Still, I had stayed in similar places in my country. Hopefully it was at least a decent place after all.
A rude reception…
“Nepal?” the man behind the counter sniffed, when he eventually bothered to attend to me.
I raised an eyebrow, and corrected him. But, as neither he nor his companion spoke much English, I wondered how much was understood. I informed them of my reservation, and asked for my room.
But it was not forthcoming. There was apparently a mix-up and it seemed that there was ‘not a room booked’. The demeanour of the reception staff smelled of racism – I suspected it was because I really do pass for Nepali. Apparently it was not an ethnicity of esteem around here.
I suppose it did not help that I was dressed in semi-trekking clothing, and semi-hobo hoodie travel wear, in a city that probably does not see many backpackers.
A Caucasian traveller could of course still pull off the hobo look without losing privilege. But I am Asian. There’s a reason why newly-prosperous Asia quickly became the biggest consumers of super-luxurious Western fashion brands. We can’t advertise privilege by ironically wearing hobo-inspired clothing. We really get mistaken for actually being hobos, or migrant workers.
…and a loyal driver.
My loyal tuktuk driver was still hanging about, hovering.
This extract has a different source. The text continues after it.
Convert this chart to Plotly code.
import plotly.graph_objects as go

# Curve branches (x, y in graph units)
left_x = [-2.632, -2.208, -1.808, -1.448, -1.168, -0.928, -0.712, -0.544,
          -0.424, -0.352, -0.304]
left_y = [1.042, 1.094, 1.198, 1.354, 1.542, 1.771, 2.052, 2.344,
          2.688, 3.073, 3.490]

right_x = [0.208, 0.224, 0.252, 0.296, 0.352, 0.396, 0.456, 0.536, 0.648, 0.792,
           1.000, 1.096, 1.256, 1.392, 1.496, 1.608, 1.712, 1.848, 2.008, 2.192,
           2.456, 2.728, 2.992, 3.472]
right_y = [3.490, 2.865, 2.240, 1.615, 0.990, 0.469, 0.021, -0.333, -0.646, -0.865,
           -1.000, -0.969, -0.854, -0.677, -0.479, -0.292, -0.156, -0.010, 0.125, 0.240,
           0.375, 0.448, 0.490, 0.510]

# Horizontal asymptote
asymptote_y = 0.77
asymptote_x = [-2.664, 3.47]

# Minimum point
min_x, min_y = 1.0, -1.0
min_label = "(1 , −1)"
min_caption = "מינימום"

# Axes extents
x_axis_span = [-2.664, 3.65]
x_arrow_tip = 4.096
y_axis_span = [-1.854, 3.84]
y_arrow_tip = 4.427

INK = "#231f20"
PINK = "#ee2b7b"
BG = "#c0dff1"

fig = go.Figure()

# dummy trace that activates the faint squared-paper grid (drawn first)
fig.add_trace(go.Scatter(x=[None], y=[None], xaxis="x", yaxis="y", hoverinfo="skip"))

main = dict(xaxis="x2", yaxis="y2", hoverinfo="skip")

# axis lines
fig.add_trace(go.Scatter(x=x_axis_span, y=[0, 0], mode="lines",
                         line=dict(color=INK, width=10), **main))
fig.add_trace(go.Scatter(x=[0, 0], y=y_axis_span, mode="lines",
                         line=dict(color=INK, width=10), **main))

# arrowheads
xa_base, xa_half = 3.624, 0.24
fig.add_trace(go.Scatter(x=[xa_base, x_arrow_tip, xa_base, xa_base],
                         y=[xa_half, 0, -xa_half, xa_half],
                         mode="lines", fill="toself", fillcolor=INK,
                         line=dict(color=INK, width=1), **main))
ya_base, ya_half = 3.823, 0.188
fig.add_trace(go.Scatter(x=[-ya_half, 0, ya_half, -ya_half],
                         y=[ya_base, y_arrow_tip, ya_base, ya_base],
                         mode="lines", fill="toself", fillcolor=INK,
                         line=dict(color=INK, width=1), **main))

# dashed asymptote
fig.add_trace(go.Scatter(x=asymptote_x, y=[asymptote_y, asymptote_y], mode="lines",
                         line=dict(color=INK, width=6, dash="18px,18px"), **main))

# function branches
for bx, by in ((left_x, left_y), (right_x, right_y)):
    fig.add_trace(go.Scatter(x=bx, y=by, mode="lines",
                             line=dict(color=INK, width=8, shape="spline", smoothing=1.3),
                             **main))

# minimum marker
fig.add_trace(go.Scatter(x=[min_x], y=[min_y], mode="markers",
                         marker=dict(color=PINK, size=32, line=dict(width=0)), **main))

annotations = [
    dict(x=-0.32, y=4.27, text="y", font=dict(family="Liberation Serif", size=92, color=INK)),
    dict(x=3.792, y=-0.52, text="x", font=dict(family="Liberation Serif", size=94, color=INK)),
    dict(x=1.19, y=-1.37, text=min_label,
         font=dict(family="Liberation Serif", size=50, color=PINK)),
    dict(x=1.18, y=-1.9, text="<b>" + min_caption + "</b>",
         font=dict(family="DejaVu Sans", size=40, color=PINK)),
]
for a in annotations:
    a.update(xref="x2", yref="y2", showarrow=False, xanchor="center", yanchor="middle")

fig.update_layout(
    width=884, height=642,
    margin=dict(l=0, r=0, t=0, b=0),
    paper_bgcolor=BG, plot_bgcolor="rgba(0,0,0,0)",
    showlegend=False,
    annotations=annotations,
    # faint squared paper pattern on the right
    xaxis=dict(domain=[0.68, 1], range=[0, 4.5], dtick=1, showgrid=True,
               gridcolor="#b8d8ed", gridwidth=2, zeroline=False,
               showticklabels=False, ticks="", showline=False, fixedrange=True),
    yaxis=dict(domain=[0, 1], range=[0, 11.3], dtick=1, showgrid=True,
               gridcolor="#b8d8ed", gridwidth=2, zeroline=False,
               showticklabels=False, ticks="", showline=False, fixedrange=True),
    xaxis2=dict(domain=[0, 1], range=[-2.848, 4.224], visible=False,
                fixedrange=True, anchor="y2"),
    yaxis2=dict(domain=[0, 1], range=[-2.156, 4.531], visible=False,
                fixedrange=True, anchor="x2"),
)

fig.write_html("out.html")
I suppose, in case I needed to move to another hotel, he would have another fare. Occasionally, he solicitously advised me to simply move to a different place, since there are better options anyway.
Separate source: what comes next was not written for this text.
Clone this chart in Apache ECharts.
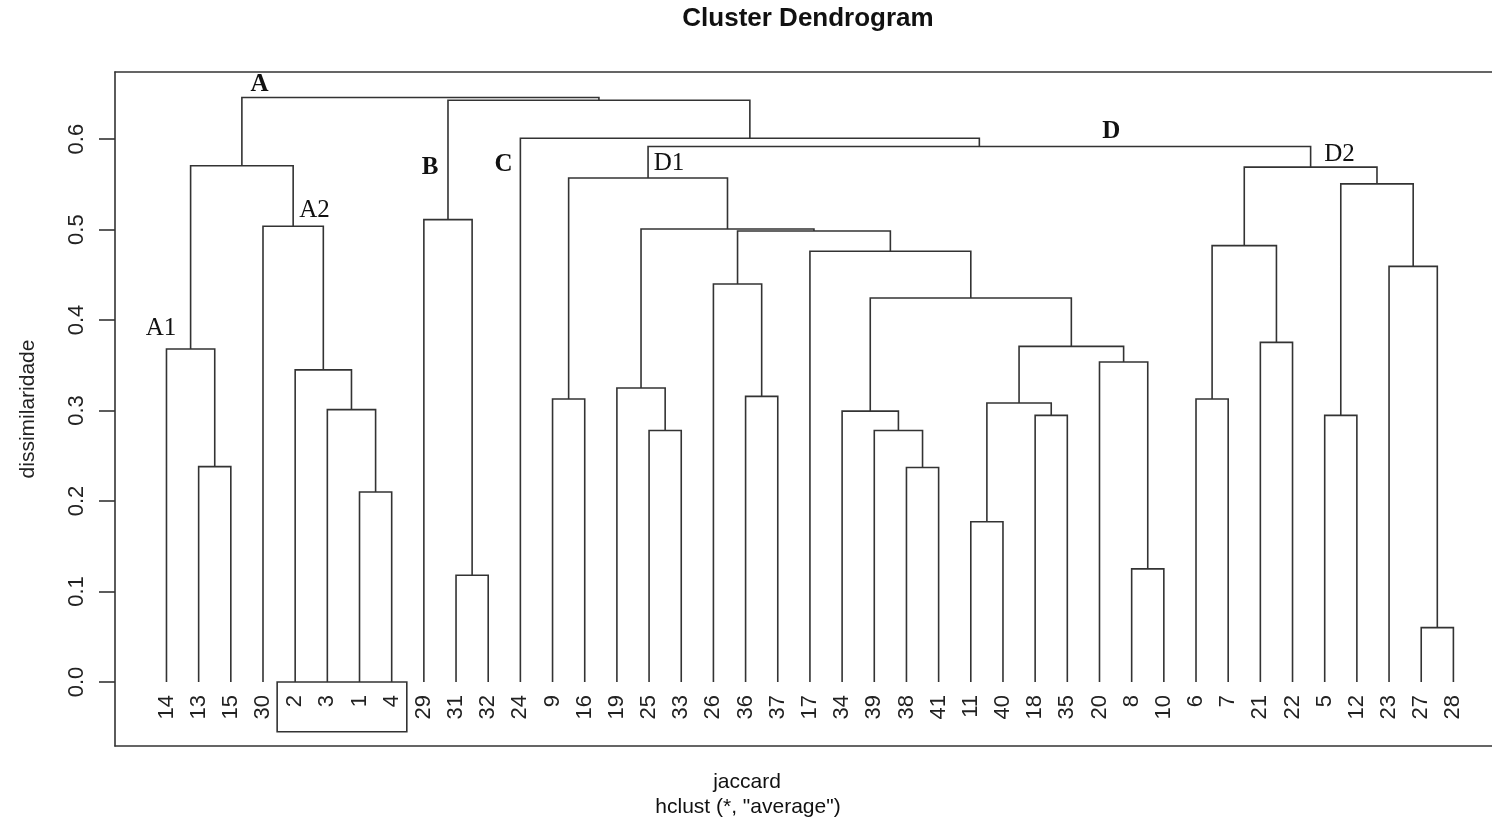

I was reluctant to do so. I did not know for sure that they would really be better, and I was too weary to go searching in the middle of the night.
But I did appreciate that he stayed. It gave me the feeling like I had options. I did not know how I would hail another tuktuk driver, from here.
Reluctantly using inequality against inequality
I personally dislike hierarchical paradigms. At heart, I have egalitarian ideals, even though I have some claim towards privilege. But I accept the reality of it.
That night, I was alone (except for an unexpectedly gallant tuktuk driver), in a strange city. And in the face of utter indifference by the front desk, I felt I had to do it. Because I did not have automatic privilege by skin colour, nationality, or obvious wealth, I had to enter the hierarchy paradigm and claim the higher position by other means. I had to speak like a privileged person.
The higher ranking person does not ask – she commands. She does not give options, she gives ultimatums.
But hierarchical status is not about being bossy or demanding or loud. ‘Imperious’ is in the small things, you see – how you stand, sit, the tone of your voice, the clip of your words, the angle of your head. Either you call your manager, now, or I shall have to do so myself and tell him this unacceptable service. You are mildly astonished over being forced to descend to this inconvenience.
And you know what is the most ridiculous yet most helpful thing in these situations?
A crisp British accent.
It irritates me that this is true. But as I can generally summon it when I need to, I might as well deploy it in such contingency situations. Out of the corner of my eye, I saw my tuktuk driver champion puff up with pride, as if he were actually in my personal service. I glanced to see him glare triumphantly at the front desk staff.
Sadly or happily, it worked.
The service improved instantly. The manager apologised profusely on the phone. He was clearly more cognisant of the peril of treating a guest with racism. A room was miraculously produced. And the same staff who received me so arrogantly, were downright servile for the rest of my stay.
But as for my first tuktuk driver in Lucknow, he waited until I assured him I was going to be all right before he would leave. And I gave him a good tip – just for standing by my side.
Carbon offsetting information to Lucknow, India
A return flight between Kuala Lumpur and Varanasi via Delhi produces carbon emissions of approximately 3,573 lbs CO2e. It costs about $18 to offset this. Travelling to Lucknow from Varanasi by train only adds about 43 lbs CO2e, which hardly adds even $1 to the offset.
What would you have done? Do you think I made the right decision?